- **WHAT TO PRODUCE**
Repeat the lines below exactly as they appear, but leave out the images.
---------------
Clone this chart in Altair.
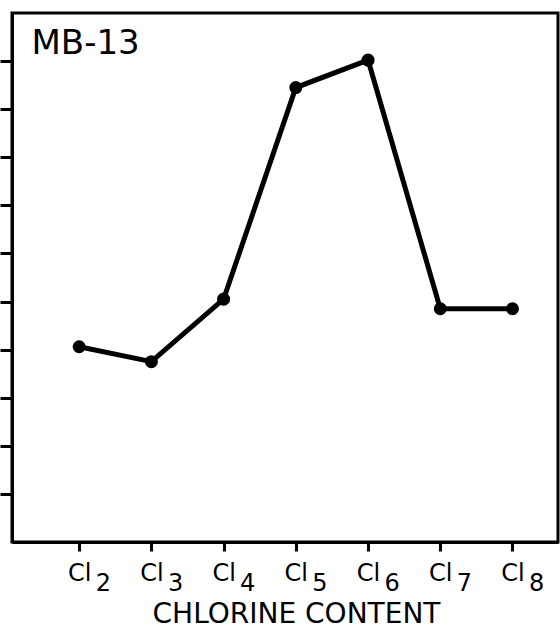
import altair as alt
import pandas as pd

# Data
chlorine = [2, 3, 4, 5, 6, 7, 8]
values = [4.06, 3.75, 5.05, 9.45, 10.02, 4.85, 4.85]
y_ticks = [1, 2, 3, 4, 5, 6, 7, 8, 9, 10]
panel_label = "MB-13"
x_title = "CHLORINE CONTENT"

df = pd.DataFrame({"n": chlorine, "v": values})

FONT = "DejaVu Sans"
x_scale = alt.Scale(domain=[1.07, 8.63], nice=False, zero=False)
y_scale = alt.Scale(domain=[0, 11], nice=False, zero=False)

y_axis = alt.Axis(
    values=y_ticks,
    labels=False,
    title=None,
    tickSize=12,
    tickWidth=3,
    tickColor="black",
    domainWidth=3,
    domainColor="black",
    grid=False,
)

base = alt.Chart(df)

line = base.mark_line(color="black", strokeWidth=5).encode(
    x=alt.X(
        "n:Q",
        scale=x_scale,
        axis=alt.Axis(
            orient="bottom",
            values=chlorine,
            labelExpr="'Cl'",
            labelFont=FONT,
            labelFontSize=24,
            labelColor="black",
            labelPadding=10,
            labelAlign="center",
            labelBaseline="top",
            tickSize=9,
            tickWidth=3,
            tickColor="black",
            domainWidth=3,
            domainColor="black",
            grid=False,
            title=x_title,
            titleFont=FONT,
            titleFontSize=28,
            titleFontWeight="normal",
            titleColor="black",
            titlePadding=15,
            titleX=284,
            titleAnchor="start",
            titleAlign="center",
        ),
    ),
    y=alt.Y("v:Q", scale=y_scale, axis=y_axis),
)

points = base.mark_circle(color="black", size=170, opacity=1).encode(
    x=alt.X(
        "n:Q",
        scale=x_scale,
        axis=alt.Axis(
            orient="bottom",
            values=chlorine,
            format="d",
            labelFont=FONT,
            labelFontSize=24,
            labelColor="black",
            labelAlign="left",
            labelBaseline="top",
            labelOffset=16,
            labelPadding=29,
            domain=False,
            ticks=False,
            tickSize=0,
            grid=False,
            title=None,
        ),
    ),
    y=alt.Y("v:Q", scale=y_scale, axis=y_axis),
)

chart = (
    alt.layer(line, points)
    .resolve_axis(x="independent")
    .properties(
        width=546,
        height=529,
        autosize=alt.AutoSizeParams(type="none"),
        padding={"left": 12, "top": 13, "right": 2, "bottom": 88},
        title=alt.TitleParams(
            text=panel_label,
            anchor="start",
            font=FONT,
            fontSize=34,
            fontWeight="normal",
            color="black",
            baseline="top",
            offset=-20,
            dx=33,
            dy=28,
        ),
    )
    .configure(background="white")
    .configure_view(stroke="black", strokeWidth=3)
)

chart.save("out.html", embed_options={"renderer": "svg", "actions": False})
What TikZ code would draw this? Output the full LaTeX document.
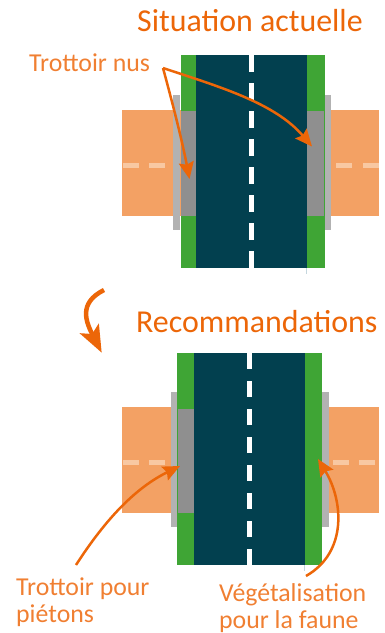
\documentclass[tikz,border=0pt]{standalone}
\usepackage{fontspec}
\setmainfont[Ligatures=Common]{Carlito}
\usetikzlibrary{arrows.meta, positioning}
\definecolor{roadblue}{HTML}{02404F}
\definecolor{vergegreen}{HTML}{3FA535}
\definecolor{walkgrey}{HTML}{8F8F8F}
\definecolor{curbgrey}{HTML}{B2B2B2}
\definecolor{sideorange}{HTML}{F3A164}
\definecolor{sidedash}{HTML}{F8C8A2}
\definecolor{arroworange}{HTML}{EC6608}
\definecolor{labelorange}{HTML}{F07F32}

\begin{document}
\begin{tikzpicture}[
    x=1pt, y=-1pt,
    title/.style={
        anchor=base west, inner sep=0pt, text=arroworange,
        font=\fontsize{31.9}{34}\selectfont
    },
    lbl/.style={
        anchor=base west, inner sep=0pt, text=labelorange, align=left,
        font=\fontsize{25.8}{27}\selectfont
    },
    callout/.style={
        -{Stealth[length=17pt, width=15pt, inset=2.5pt]}, line width=2.5pt, draw=arroworange
    }
]
\useasboundingbox (0,0) rectangle (384,633);

% situation actuelle
\fill[sideorange] (122,110) rectangle (181,216);
\fill[sideorange] (331,110) rectangle (379,216);
\foreach \x in {123,149,336,363}
    \fill[sidedash] (\x,163) rectangle ++(16,5);
\fill[curbgrey] (173,95) rectangle (180,230);
\fill[curbgrey] (324,95) rectangle (331,230);
\fill[vergegreen] (181,55) rectangle (325,268);
\fill[walkgrey] (181,111) rectangle (195.5,216);
\fill[walkgrey] (306.5,111) rectangle (324,216);
\fill[roadblue] (195.5,55) rectangle (306.5,268);
\foreach \y in {55,83,...,251}
    \fill[white] (248.5,\y) rectangle ++(5.5,17);
\draw[cyan!30!gray!40, line width=0.4pt] (306.5,268) -- (306.5,274);

% recommandations
\fill[sideorange] (122,407) rectangle (178,513);
\fill[sideorange] (329,407) rectangle (379,513);
\foreach \x in {123,149,333,359}
    \fill[sidedash] (\x,460) rectangle ++(16,5);
\fill[curbgrey] (171,392) rectangle (178,527);
\fill[curbgrey] (322,392) rectangle (329,527);
\fill[vergegreen] (177,353) rectangle (322,565);
\fill[walkgrey] (178,409) rectangle (194,513);
\fill[roadblue] (194,353) rectangle (305,565);
\foreach \y in {353,381,...,549}
    \fill[white] (246.5,\y) rectangle ++(5.5,16);
\draw[cyan!30!gray!40, line width=0.4pt] (304.5,565) -- (304.5,571);

% titles and labels
\node[title] (situation) at (137,31.5) {Situation actuelle};
\node[title] (recomm) at (136,332.5) {Recommandations};
\node[lbl] (nus) at (29,71) {Trottoir nus};
\node[lbl] (pietons) at (16,622) {Trottoir pour\\piétons};
\node[lbl] (faune) at (219,628) {Végétalisation\\pour la faune};

% free ends
\coordinate (nusstart) at (163,68);
\coordinate (nusleft) at (189.5,179);
\coordinate (nusright) at (312,146.5);
\coordinate (pietonsstart) at (76,565);
\coordinate (pietonsend) at (180,466);
\coordinate (faunestart) at (306,576);
\coordinate (fauneend) at (318,459);
\coordinate (bigstart) at (104,290);
\coordinate (bigend) at (101.7,352.7);

% arrows
\draw[callout] (nusstart) .. controls (173,105) and (182,140) .. (nusleft);
\draw[callout] (nusstart) .. controls (220,87) and (275,103) .. (nusright);
\draw[callout] (pietonsstart) .. controls (105,520) and (135,488) .. (pietonsend);
\draw[callout] (faunestart) .. controls (348,552) and (343,500) .. (fauneend);
\draw[-{Stealth[length=27pt, width=21pt, inset=6pt]}, line width=4.5pt, draw=arroworange]
    (bigstart) .. controls (78,303) and (86,322) .. (bigend);

\end{tikzpicture}
\end{document}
---------------
- **CORRECT ANSWER**
Clone this chart in Altair.
import altair as alt
import pandas as pd

# Data
chlorine = [2, 3, 4, 5, 6, 7, 8]
values = [4.06, 3.75, 5.05, 9.45, 10.02, 4.85, 4.85]
y_ticks = [1, 2, 3, 4, 5, 6, 7, 8, 9, 10]
panel_label = "MB-13"
x_title = "CHLORINE CONTENT"

df = pd.DataFrame({"n": chlorine, "v": values})

FONT = "DejaVu Sans"
x_scale = alt.Scale(domain=[1.07, 8.63], nice=False, zero=False)
y_scale = alt.Scale(domain=[0, 11], nice=False, zero=False)

y_axis = alt.Axis(
    values=y_ticks,
    labels=False,
    title=None,
    tickSize=12,
    tickWidth=3,
    tickColor="black",
    domainWidth=3,
    domainColor="black",
    grid=False,
)

base = alt.Chart(df)

line = base.mark_line(color="black", strokeWidth=5).encode(
    x=alt.X(
        "n:Q",
        scale=x_scale,
        axis=alt.Axis(
            orient="bottom",
            values=chlorine,
            labelExpr="'Cl'",
            labelFont=FONT,
            labelFontSize=24,
            labelColor="black",
            labelPadding=10,
            labelAlign="center",
            labelBaseline="top",
            tickSize=9,
            tickWidth=3,
            tickColor="black",
            domainWidth=3,
            domainColor="black",
            grid=False,
            title=x_title,
            titleFont=FONT,
            titleFontSize=28,
            titleFontWeight="normal",
            titleColor="black",
            titlePadding=15,
            titleX=284,
            titleAnchor="start",
            titleAlign="center",
        ),
    ),
    y=alt.Y("v:Q", scale=y_scale, axis=y_axis),
)

points = base.mark_circle(color="black", size=170, opacity=1).encode(
    x=alt.X(
        "n:Q",
        scale=x_scale,
        axis=alt.Axis(
            orient="bottom",
            values=chlorine,
            format="d",
            labelFont=FONT,
            labelFontSize=24,
            labelColor="black",
            labelAlign="left",
            labelBaseline="top",
            labelOffset=16,
            labelPadding=29,
            domain=False,
            ticks=False,
            tickSize=0,
            grid=False,
            title=None,
        ),
    ),
    y=alt.Y("v:Q", scale=y_scale, axis=y_axis),
)

chart = (
    alt.layer(line, points)
    .resolve_axis(x="independent")
    .properties(
        width=546,
        height=529,
        autosize=alt.AutoSizeParams(type="none"),
        padding={"left": 12, "top": 13, "right": 2, "bottom": 88},
        title=alt.TitleParams(
            text=panel_label,
            anchor="start",
            font=FONT,
            fontSize=34,
            fontWeight="normal",
            color="black",
            baseline="top",
            offset=-20,
            dx=33,
            dy=28,
        ),
    )
    .configure(background="white")
    .configure_view(stroke="black", strokeWidth=3)
)

chart.save("out.html", embed_options={"renderer": "svg", "actions": False})
What TikZ code would draw this? Output the full LaTeX document.
\documentclass[tikz,border=0pt]{standalone}
\usepackage{fontspec}
\setmainfont[Ligatures=Common]{Carlito}
\usetikzlibrary{arrows.meta, positioning}
\definecolor{roadblue}{HTML}{02404F}
\definecolor{vergegreen}{HTML}{3FA535}
\definecolor{walkgrey}{HTML}{8F8F8F}
\definecolor{curbgrey}{HTML}{B2B2B2}
\definecolor{sideorange}{HTML}{F3A164}
\definecolor{sidedash}{HTML}{F8C8A2}
\definecolor{arroworange}{HTML}{EC6608}
\definecolor{labelorange}{HTML}{F07F32}

\begin{document}
\begin{tikzpicture}[
    x=1pt, y=-1pt,
    title/.style={
        anchor=base west, inner sep=0pt, text=arroworange,
        font=\fontsize{31.9}{34}\selectfont
    },
    lbl/.style={
        anchor=base west, inner sep=0pt, text=labelorange, align=left,
        font=\fontsize{25.8}{27}\selectfont
    },
    callout/.style={
        -{Stealth[length=17pt, width=15pt, inset=2.5pt]}, line width=2.5pt, draw=arroworange
    }
]
\useasboundingbox (0,0) rectangle (384,633);

% situation actuelle
\fill[sideorange] (122,110) rectangle (181,216);
\fill[sideorange] (331,110) rectangle (379,216);
\foreach \x in {123,149,336,363}
    \fill[sidedash] (\x,163) rectangle ++(16,5);
\fill[curbgrey] (173,95) rectangle (180,230);
\fill[curbgrey] (324,95) rectangle (331,230);
\fill[vergegreen] (181,55) rectangle (325,268);
\fill[walkgrey] (181,111) rectangle (195.5,216);
\fill[walkgrey] (306.5,111) rectangle (324,216);
\fill[roadblue] (195.5,55) rectangle (306.5,268);
\foreach \y in {55,83,...,251}
    \fill[white] (248.5,\y) rectangle ++(5.5,17);
\draw[cyan!30!gray!40, line width=0.4pt] (306.5,268) -- (306.5,274);

% recommandations
\fill[sideorange] (122,407) rectangle (178,513);
\fill[sideorange] (329,407) rectangle (379,513);
\foreach \x in {123,149,333,359}
    \fill[sidedash] (\x,460) rectangle ++(16,5);
\fill[curbgrey] (171,392) rectangle (178,527);
\fill[curbgrey] (322,392) rectangle (329,527);
\fill[vergegreen] (177,353) rectangle (322,565);
\fill[walkgrey] (178,409) rectangle (194,513);
\fill[roadblue] (194,353) rectangle (305,565);
\foreach \y in {353,381,...,549}
    \fill[white] (246.5,\y) rectangle ++(5.5,16);
\draw[cyan!30!gray!40, line width=0.4pt] (304.5,565) -- (304.5,571);

% titles and labels
\node[title] (situation) at (137,31.5) {Situation actuelle};
\node[title] (recomm) at (136,332.5) {Recommandations};
\node[lbl] (nus) at (29,71) {Trottoir nus};
\node[lbl] (pietons) at (16,622) {Trottoir pour\\piétons};
\node[lbl] (faune) at (219,628) {Végétalisation\\pour la faune};

% free ends
\coordinate (nusstart) at (163,68);
\coordinate (nusleft) at (189.5,179);
\coordinate (nusright) at (312,146.5);
\coordinate (pietonsstart) at (76,565);
\coordinate (pietonsend) at (180,466);
\coordinate (faunestart) at (306,576);
\coordinate (fauneend) at (318,459);
\coordinate (bigstart) at (104,290);
\coordinate (bigend) at (101.7,352.7);

% arrows
\draw[callout] (nusstart) .. controls (173,105) and (182,140) .. (nusleft);
\draw[callout] (nusstart) .. controls (220,87) and (275,103) .. (nusright);
\draw[callout] (pietonsstart) .. controls (105,520) and (135,488) .. (pietonsend);
\draw[callout] (faunestart) .. controls (348,552) and (343,500) .. (fauneend);
\draw[-{Stealth[length=27pt, width=21pt, inset=6pt]}, line width=4.5pt, draw=arroworange]
    (bigstart) .. controls (78,303) and (86,322) .. (bigend);

\end{tikzpicture}
\end{document}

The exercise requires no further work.